THE LAST AMERICAN HERO










d. Lamont Johnson (1973) 


Jeff Bridges will appear in pretty much anything these days, but there was a time when he had a very specific appeal, a lot of it based around his youthful, open faced appearance and total insouciance. That lack of concern was always difficult to read: was he smart or stupid; self-assured or disconnected; natural or wooden: was he even really there at all?

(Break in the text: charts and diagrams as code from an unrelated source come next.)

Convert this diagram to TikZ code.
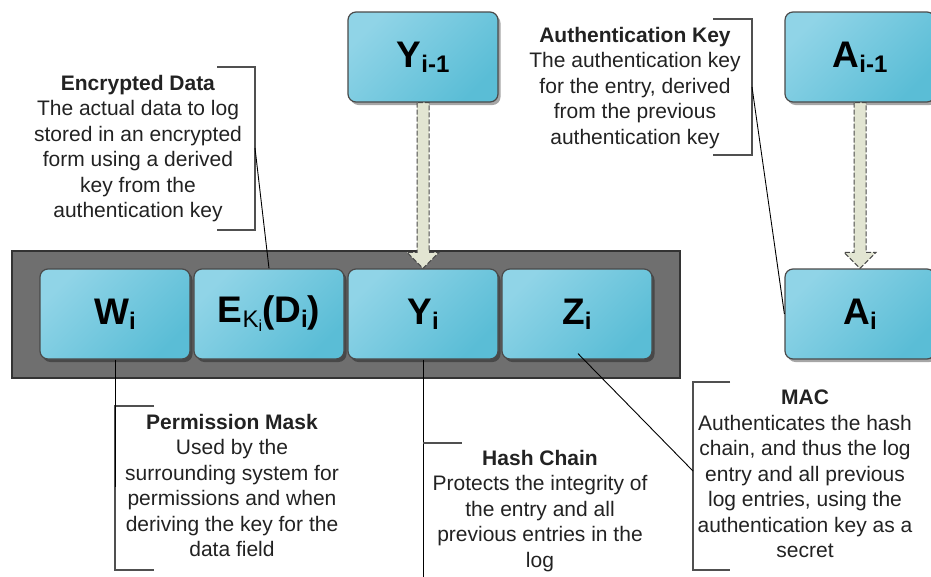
\documentclass[tikz,border=0pt]{standalone}
\usepackage{fontspec}
\setmainfont{Liberation Sans}
\usetikzlibrary{calc,shadows}
\definecolor{boxL}{HTML}{90D4E7}
\definecolor{boxD}{HTML}{5ABDD6}
\definecolor{boxEdge}{HTML}{4A4A4A}
\definecolor{contFill}{HTML}{6F6F6F}
\definecolor{contEdge}{HTML}{333333}
\definecolor{arrFill}{HTML}{E2E5D2}
\definecolor{txt}{HTML}{222222}
\definecolor{brk}{HTML}{505050}
\newcommand{\boxfont}{\fontsize{37}{40}\selectfont\bfseries}
\newcommand{\subfnt}{\fontsize{24}{26}\selectfont}
\newcommand{\sbs}[1]{\raisebox{-5pt}{\subfnt #1}}
\begin{document}
\begin{tikzpicture}[x=1pt,y=-1pt,
  fieldbox/.style={draw=boxEdge, line width=1.2pt, rounded corners=8pt,
    top color=boxL, bottom color=boxD, shading angle=45,
    minimum width=150pt, minimum height=90pt, inner sep=0pt,
    font=\boxfont, text=black,
    drop shadow={shadow xshift=2.5pt, shadow yshift=-3pt, fill=black, opacity=0.35}},
  note/.style={align=center, anchor=north, inner sep=0pt, text=txt,
    font=\fontsize{21}{25.5}\selectfont},
  bracket/.style={draw=brk, line width=1.6pt},
  conn/.style={draw=black, line width=0.9pt},
  flowarrow/.style={fill=arrFill, draw=boxEdge, line width=1pt, dash pattern=on 5pt off 2pt}
]
\useasboundingbox (0,0) rectangle (931,576);
% container
\draw[fill=contFill, draw=contEdge, line width=1.2pt] (12,251) rectangle (680,378);
% field boxes
\node[fieldbox] (W) at (115,314) {W\sbs{i}};
\node[fieldbox] (E) at (269,314) {E\raisebox{-5pt}{\subfnt\mdseries K\raisebox{-4pt}{\fontsize{16}{18}\selectfont i}}(D\sbs{i})};
\node[fieldbox] (Y) at (423,314) {Y\sbs{i}};
\node[fieldbox] (Z) at (577,314) {Z\sbs{i}};
\node[fieldbox] (Yp) at (423,57) {Y\sbs{i-1}};
\node[fieldbox] (Ap) at (860,57) {A\sbs{i-1}};
\node[fieldbox] (A) at (860,314) {A\sbs{i}};
% flow arrows
\draw[flowarrow] ($(Yp.south)+(-6,0)$) -- ($(Y.north)+(-6,-16)$) -- ($(Y.north)+(-16,-16)$) -- (Y.north)
  -- ($(Y.north)+(16,-16)$) -- ($(Y.north)+(6,-16)$) -- ($(Yp.south)+(6,0)$) -- cycle;
\draw[flowarrow] ($(Ap.south)+(-6,0)$) -- ($(A.north)+(-6,-16)$) -- ($(A.north)+(-16,-16)$) -- (A.north)
  -- ($(A.north)+(16,-16)$) -- ($(A.north)+(6,-16)$) -- ($(Ap.south)+(6,0)$) -- cycle;
% Encrypted data note
\node[note] (encN) at (138,75) {\textbf{Encrypted Data}\\The actual data to log\\stored in an encrypted\\form using a derived\\key from the\\authentication key};
\draw[bracket] (217,67) -- (255,67) -- (255,230) -- (217,230);
\coordinate (encB) at (255,148);
\draw[conn] (encB) -- (E.north);
% Authentication key note
\node[note] (authN) at (635,27) {\textbf{Authentication Key}\\The authentication key\\for the entry, derived\\from the previous\\authentication key};
\draw[bracket] (713,19) -- (752,19) -- (752,155) -- (713,155);
\coordinate (authB) at (752,87);
\draw[conn] (authB) -- (A.west);
% Permission mask note
\node[note] (permN) at (232,414) {\textbf{Permission Mask}\\Used by the\\surrounding system for\\permissions and when\\deriving the key for the\\data field};
\draw[bracket] (154,406) -- (115,406) -- (115,570) -- (154,570);
\coordinate (permB) at (115,487);
\draw[conn] (W.south) -- (permB);
% Hash chain note
\node[note] (hashN) at (540,450) {\textbf{Hash Chain}\\Protects the integrity of\\the entry and all\\previous entries in the\\log};
\coordinate (hashEnd) at (423,580);
\coordinate (hashT) at (423,443);
\draw[conn] (Y.south) -- (hashEnd);
\draw[bracket] (hashT) -- ++(39,0);
% MAC note
\node[note] (macN) at (805,390) {\textbf{MAC}\\Authenticates the hash\\chain, and thus the log\\entry and all previous\\log entries, using the\\authentication key as a\\secret};
\draw[bracket] (730,382) -- (693,382) -- (693,570) -- (730,570);
\coordinate (macB) at (693,471);
\draw[conn] ($(Z.south)+(1,-6)$) -- (macB);
\end{tikzpicture}
\end{document}
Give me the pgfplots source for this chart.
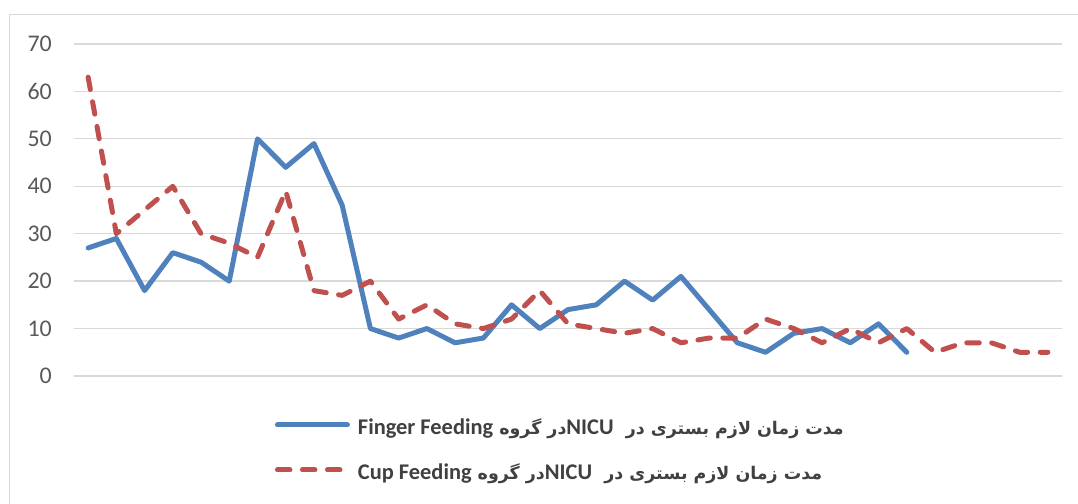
\documentclass[border=0pt]{standalone}
\usepackage{pgfplots}
\pgfplotsset{compat=1.18}
\usepackage{fontspec}
\setmainfont{Carlito}
\newfontfamily\arabicfont[Script=Arabic]{DejaVu Sans}
\TeXXeTstate=1
\definecolor{fblue}{HTML}{4F81BD}
\definecolor{cred}{HTML}{C0504D}
\definecolor{gridgray}{HTML}{D9D9D9}
\definecolor{ticklab}{HTML}{595959}
\definecolor{legtext}{HTML}{404040}
\newcommand\legtext[1]{{\arabicfont\bfseries\fontsize{17.5}{20}\selectfont\beginR مدت زمان لازم بستری در\ \ {\rmfamily\bfseries\fontsize{22.5}{24}\selectfont NICU}در گروه \beginL{\rmfamily\bfseries\fontsize{22.5}{24}\selectfont #1}\endL\endR}}

\begin{document}
\begin{tikzpicture}[x=1bp,y=1bp]
\path[use as bounding box] (0,0) rectangle (1078,504);
\draw[color=gridgray, line width=1.3bp] (9.5,-20) rectangle (1100,489.5);
\begin{axis}[
  at={(74bp,128bp)}, anchor=south west,
  scale only axis, width=988bp, height=332bp,
  xmin=0.5, xmax=35.5, ymin=0, ymax=70,
  ytick={0,10,...,70}, xtick=\empty,
  axis lines=left, axis line style={draw=none},
  ymajorgrids, grid style={color=gridgray, line width=1.3bp},
  major tick length=0pt,
  tick label style={font=\fontsize{24}{28}\selectfont, color=ticklab},
  yticklabel style={inner sep=0pt, xshift=-22bp},
  /pgf/number format/assume math mode=true,
  clip=false,
  legend cell align=left,
  legend image code/.code={\draw[#1] (0bp,6bp) -- (70bp,6bp);},
  legend style={draw=none, fill=none, at={(0.2034,-0.2334)}, anchor=west,
    inner sep=0pt, outer sep=0pt, row sep=25bp, text=legtext,
    nodes={inner sep=0pt, text height=14bp, text depth=6bp},
    /tikz/every odd column/.append style={column sep=8bp}},
]
\addplot[color=fblue, line width=5bp, line join=round, line cap=round] coordinates {
(1,27)(2,29)(3,18)(4,26)(5,24)(6,20)(7,50)(8,44)(9,49)(10,36)
(11,10)(12,8)(13,10)(14,7)(15,8)(16,15)(17,10)(18,14)(19,15)(20,20)
(21,16)(22,21)(23,14)(24,7)(25,5)(26,9)(27,10)(28,7)(29,11)(30,5)};
\addlegendentry{\legtext{Finger Feeding}}
\addplot[color=cred, line width=5bp, line join=round, line cap=round, dash pattern=on 12.5bp off 12.5bp] coordinates {
(1,63)(2,30)(3,35)(4,40)(5,30)(6,28)(7,25)(8,39)(9,18)(10,17)
(11,20)(12,12)(13,15)(14,11)(15,10)(16,12)(17,18)(18,11)(19,10)(20,9)
(21,10)(22,7)(23,8)(24,8)(25,12)(26,10)(27,7)(28,10)(29,7)(30,10)
(31,5)(32,7)(33,7)(34,5)(35,5)};
\addlegendentry{\legtext{Cup Feeding}}
\end{axis}
\end{tikzpicture}
\end{document}
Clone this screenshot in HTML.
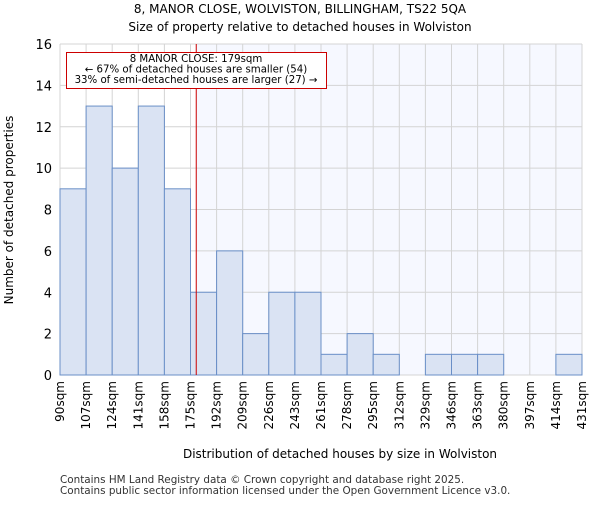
<!DOCTYPE html>
<html><head><meta charset="utf-8"><style>body{margin:0;background:#fff}svg text{font-family:"DejaVu Sans","Liberation Sans",sans-serif}</style></head>
<body>
<svg id="c" width="600" height="500" xmlns="http://www.w3.org/2000/svg">
<text x="300" y="13" text-anchor="middle" font-size="12">8, MANOR CLOSE, WOLVISTON, BILLINGHAM, TS22 5QA</text>
<text x="300" y="31" text-anchor="middle" font-size="12">Size of property relative to detached houses in Wolviston</text>
<g id="g"></g>
<text x="340" y="458" text-anchor="middle" font-size="12">Distribution of detached houses by size in Wolviston</text>
<text transform="translate(13,210) rotate(-90)" text-anchor="middle" font-size="12">Number of detached properties</text>
<text x="60" y="483" font-size="10.4" fill="#333">Contains HM Land Registry data © Crown copyright and database right 2025.</text>
<text x="60" y="494" font-size="10.4" fill="#333">Contains public sector information licensed under the Open Government Licence v3.0.</text>
</svg>
<script>
const binLabels=["90sqm","107sqm","124sqm","141sqm","158sqm","175sqm","192sqm","209sqm","226sqm","243sqm","261sqm","278sqm","295sqm","312sqm","329sqm","346sqm","363sqm","380sqm","397sqm","414sqm","431sqm"];
const counts=[9,13,10,13,9,4,6,2,4,4,1,2,1,0,1,1,1,0,0,1];
const yTicks=[0,2,4,6,8,10,12,14,16];
const binStart=90, binWidth=17.05, propertySize=179;
const X0=60,X1=582,Y0=375,Y1=44;
const n=counts.length,bw=(X1-X0)/n;
const xs=v=>X0+(v-binStart)/binWidth*bw;
const ys=v=>Y0-(v/16)*(Y0-Y1);
const g=document.getElementById('g');
const NS="http://www.w3.org/2000/svg";
function mk(t,a){const e=document.createElementNS(NS,t);for(const k in a)e.setAttribute(k,a[k]);g.appendChild(e);return e;}
const lx=xs(propertySize);
let e=mk('rect',{x:lx,y:Y1,width:X1-lx,height:Y0-Y1,fill:'#f6f8ff'});


for(let i=0;i<=n;i++){e=mk('line',{x1:X0+i*bw,x2:X0+i*bw,y1:Y1,y2:Y0,stroke:'#d4d4d4'});

}
yTicks.forEach(t=>{e=mk('line',{x1:X0,x2:X1,y1:ys(t),y2:ys(t),stroke:'#d4d4d4'});


e=mk('text',{x:X0-8,y:ys(t)+5,'text-anchor':'end','font-size':13});e.textContent=t;

});
counts.forEach((c,i)=>{if(!c)return;e=mk('rect',{x:X0+i*bw,y:ys(c),width:bw,height:Y0-ys(c),fill:'#dae3f3',stroke:'#6a8fc7','stroke-width':1});

});
binLabels.forEach((l,i)=>{const x=X0+i*bw;e=mk('text',{transform:`translate(${x+4},381) rotate(-90)`,'text-anchor':'end','font-size':12});e.textContent=l;

});
e=mk('line',{x1:lx,x2:lx,y1:Y1,y2:Y0,stroke:'#cc0000','stroke-width':1});


e=mk('rect',{x:66.5,y:52.5,width:260,height:36,fill:'#fff',stroke:'#cc0000'});


["8 MANOR CLOSE: 179sqm","← 67% of detached houses are smaller (54)","33% of semi-detached houses are larger (27) →"].forEach((t,i)=>{e=mk('text',{x:196,y:62+i*10.5,'text-anchor':'middle','font-size':10.2});e.textContent=t;

});
</script>
</body></html>
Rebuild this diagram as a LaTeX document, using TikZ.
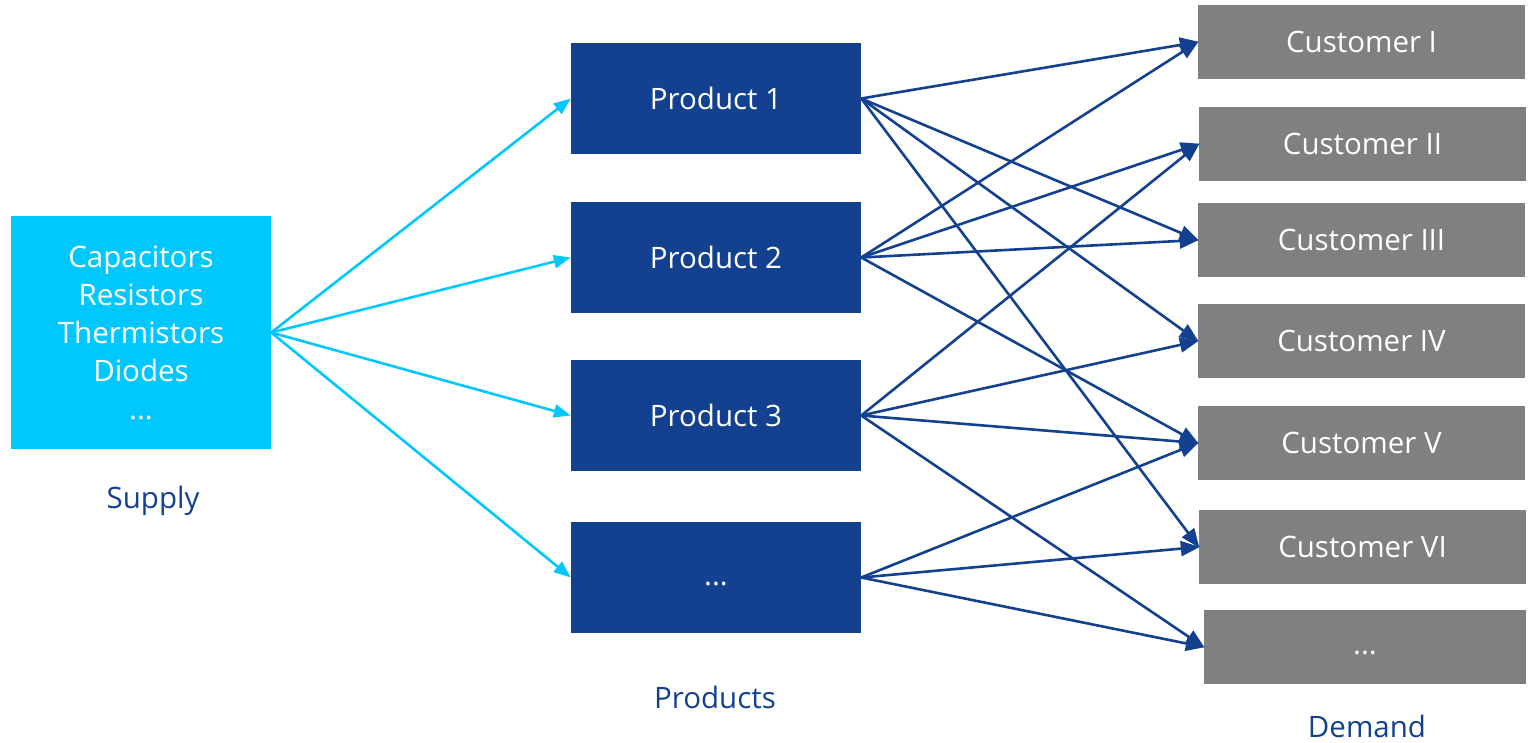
\documentclass[tikz,border=0pt]{standalone}
\usepackage{fontspec}
\setmainfont{Open Sans}
\usetikzlibrary{arrows.meta}
\definecolor{cyanb}{HTML}{00C8FF}
\definecolor{navyb}{HTML}{134190}
\definecolor{grayb}{HTML}{808080}
\begin{document}
\begin{tikzpicture}[x=1pt,y=-1pt,
  box/.style={draw=none,minimum width=#1,inner sep=0pt,text=white,font=\fontsize{29.5}{38}\selectfont,align=center},
  prod/.style={box=290pt,fill=navyb,minimum height=111pt},
  cust/.style={box=327pt,fill=grayb,minimum height=74pt},
  lab/.style={text=navyb,font=\fontsize{29.5}{34}\selectfont},
  sarr/.style={draw=cyanb,line width=2.6pt,-{Triangle[length=17pt,width=13pt]}},
  parr/.style={draw=navyb,line width=2.6pt,-{Triangle[length=19pt,width=15pt]},shorten >=-1pt}]
\useasboundingbox (0,0) rectangle (1528,742);
\node[box=260pt,fill=cyanb,minimum height=233pt] (sup) at (141,332.5) {Capacitors\\Resistors\\Thermistors\\Diodes\\...};
\node[lab] (suplab) at (153,501) {Supply};
\node[prod] (p1) at (716,98.5) {Product 1};
\node[prod] (p2) at (716,257.5) {Product 2};
\node[prod] (p3) at (716,415.5) {Product 3};
\node[prod] (p4) at (716,577.5) {\strut...};
\node[lab] (prodlab) at (715,697) {Products};
\node[cust] (c1) at (1361.5,42) {Customer I};
\node[cust] (c2) at (1362.5,144) {Customer II};
\node[cust] (c3) at (1361.5,240) {Customer III};
\node[cust] (c4) at (1361.5,341) {Customer IV};
\node[cust] (c5) at (1361.5,443) {Customer V};
\node[cust] (c6) at (1362.5,547) {Customer VI};
\node[cust,minimum width=322pt] (c7) at (1365,647) {\strut...};
\node[lab] (demlab) at (1367,726) {Demand};
\foreach \p in {p1,p2,p3,p4} \draw[sarr] (sup.east) -- (\p.west);
\foreach \p/\c in {p1/c1,p1/c3,p1/c4,p1/c6,p2/c1,p2/c2,p2/c3,p2/c5,p3/c2,p3/c4,p3/c5,p3/c7,p4/c5,p4/c6,p4/c7}
  \draw[parr] (\p.east) -- (\c.west);
\end{tikzpicture}
\end{document}
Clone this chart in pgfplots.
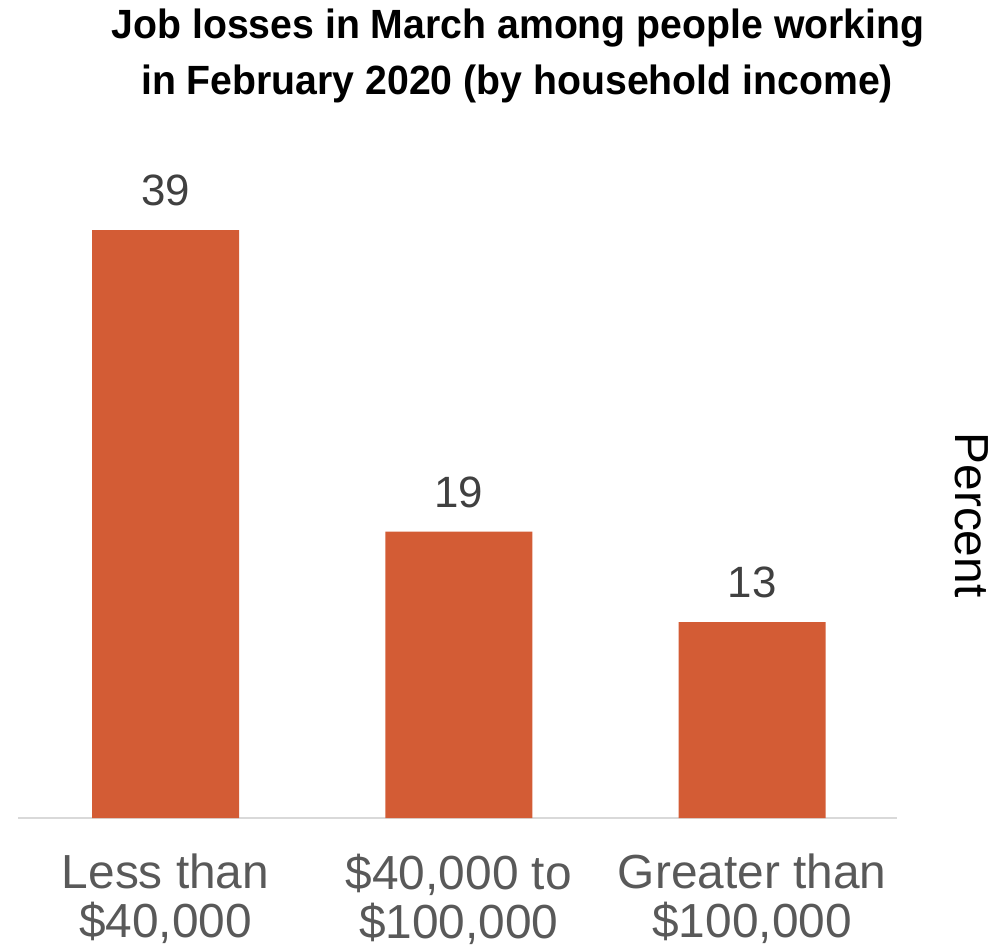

Here, he plays Elroy ‘Junior’ Jackson, a 'wild assed mountain boy' who is a prodigiously gifted driver and local enigma. Starting out by running moonshine (sticking it to the man is a vital element in these hicksploitation films), he needs to become  a breadwinner when his Pa is imprisoned for bootlegging liquor, so takes his fast wheels to market, starting off in demolition derbies before progressing to stock car racing and, ultimately, the most pointless of all American sports, NASCAR. Junior is just about the best there’s ever been at driving quickly around in circles for hours on end, and the film ends with him holding aloft his first championship trophy.

Loosely based on 50s and 60s NASCAR legend, Junior Johnson, the script was derived from an Esquire magazine piece by Tom Wolfe. The original prose was kinetic and hyperbolic, full of colour and energy, a gleaming sports car with a tank full of pop art and rocket fuel. Sadly, the film is a rather clunky hybrid, powered by red diesel.  At best, it’s rowdy and rambunctious, but is mainly light and inconsequential, largely down to Bridges under-written character and non-committal performance: Junior never really seems bothered, so why should we be?